The British Open entry form contains a clause which states: “Players shall walk at all times during a stipulated round unless permitted to ride by the Championship Committee.”

That gives the Royal & Ancient Golf Club room to allow Martin to ride but R&A secretary Michael Bonallack said Tuesday the organization is discussing its options with lawyers.

“If and when he enters, it will be up to the committee to decide whether they will invoke that clause,” Bonallack said. “The matter has been discussed and the general policy is that players must walk, but we are taking advice on the matter.”

Bonallack said the two main concerns for the R&A are setting a precedent that would allow other players to use carts and the logistics of getting carts around the tight British links courses.

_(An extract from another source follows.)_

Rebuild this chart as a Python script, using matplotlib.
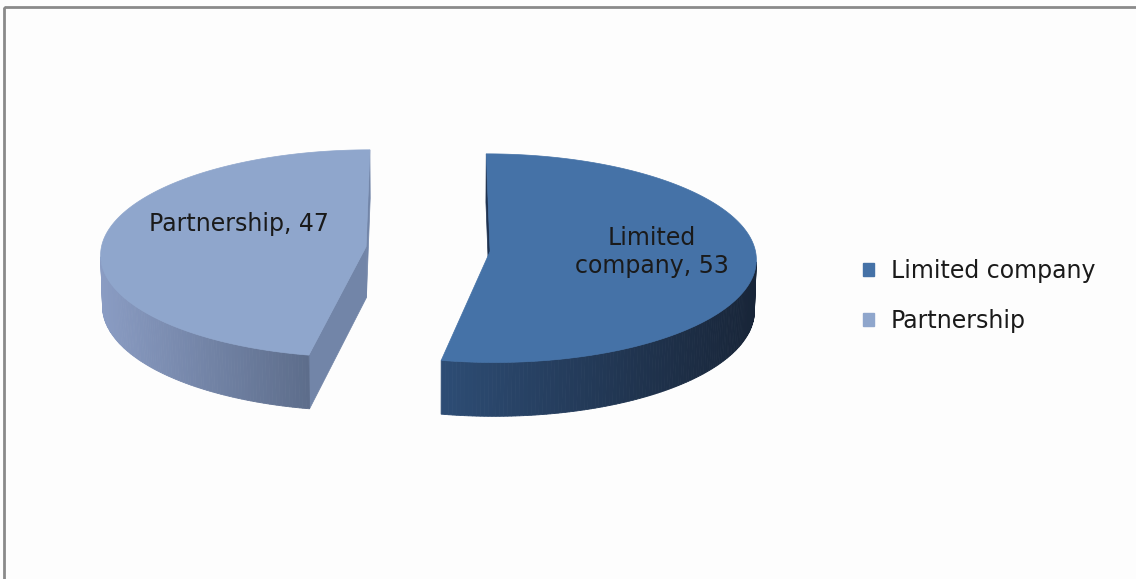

Carts are virtually unheard of in Britain.

Martin, who plays in the Nike Tour event at Monterrey, Mexico, this week, would go through the 36-hole final qualifying competition at one of four courses near Royal Birkdale in northwest England.

Notes

Callaway Golf snagged an interesting guy to promote its products - Bill Gates, the Microsoft founder who is one of the richest men in the world. Under an ad campaign with the slogan, “I love a big idea,” Gates sings the praises of the Big Bertha drivers. The innovative company certainly has its advertising bases covered, reaching from Gates to rocker Alice Cooper. … CBS Sports will replay one of the legendary rounds of golf on April 12, right before its Masters coverage, when it airs the Shell’s Wonderful World of Golf match played in 1964 between Ben Hogan and Sam Snead. Hogan hits every fairway and every green in the match played at Houston Country Club. The show was originally aired Feb. 21, 1965.